Additionally, we found that when both the microclimate and the body condition parameters were favorable, mite populations grew. While most populations were less than, or similar to the starting population, some were quite large (Fig. 2). Greater population size was associated with certain ranges of microclimate and nestling body condition, with a general trend towards warm, dry nests with higher average nestling body condition. Taken together, the optimal conditions for NFM population size appear to be a combination of abiotic factors (high temperature and low humidity) and the biotic factor of nestling body condition, with higher average body condition positively correlated with mite population size. Future work may consider experimental manipulations of the biotic and abiotic factors we found to be important in order to elucidate those mechanisms and determine the exact nature of these relationships.

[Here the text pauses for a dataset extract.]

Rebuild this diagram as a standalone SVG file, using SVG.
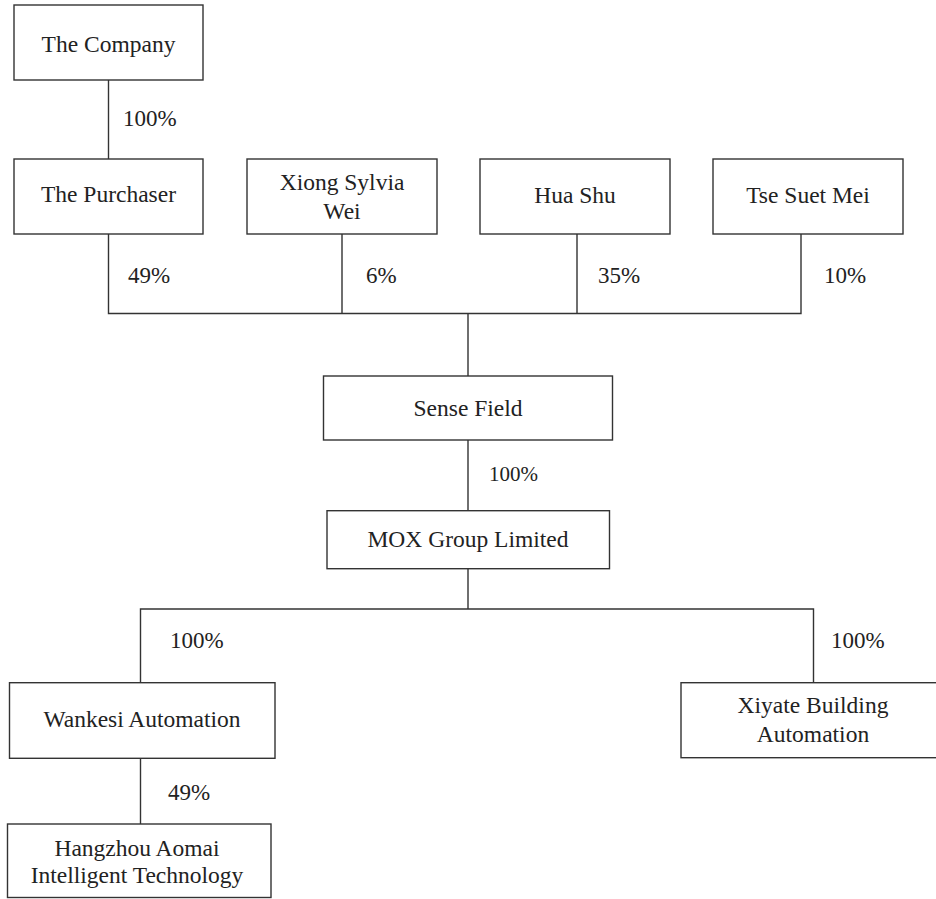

In the full day 12 data set, we found that substrate influenced mite population size. Nests built upon wooden structures (e.g., beams or rafters) were associated with higher mite population counts than those constructed on metal or concrete; additionally, nest substrate significantly correlated with variation in temperature and humidity. Given that wood is a better thermal insulator than concrete or metal (Ankersmit and Stappers, 2016), the nests built on wood were likely not subjected to the same temperature fluctuations as those constructed on materials that provide less insulation. The thermal properties of the wood substrate may thus allow for quicker reproduction by keeping the temperature within a more tolerable range (preventing the temperature from getting too low and slowing mite egg development, or too high and killing the mite eggs). Differences in the thermal properties of nest substrates likely affected the nest microclimate, and therefore mite populations.

In summary, we found that NFM population growth was determined by both host quality and characteristics of the nests in which the ectoparasites live. This suggests that the distribution of mites across the landscape is influenced by characteristics of both hosts and the environment following transmission events. These findings shed light on the mechanisms that generate the observed distribution of NFM within barn swallow populations. By exploring the abiotic and biotic factors that predict parasite success and population growth, we gain new insight into environmental features that structure host-parasite interactions in nature, and generate the distributions of parasites that we observe.

Conflicts of interest

The authors do not have any conflicts of interest to declare.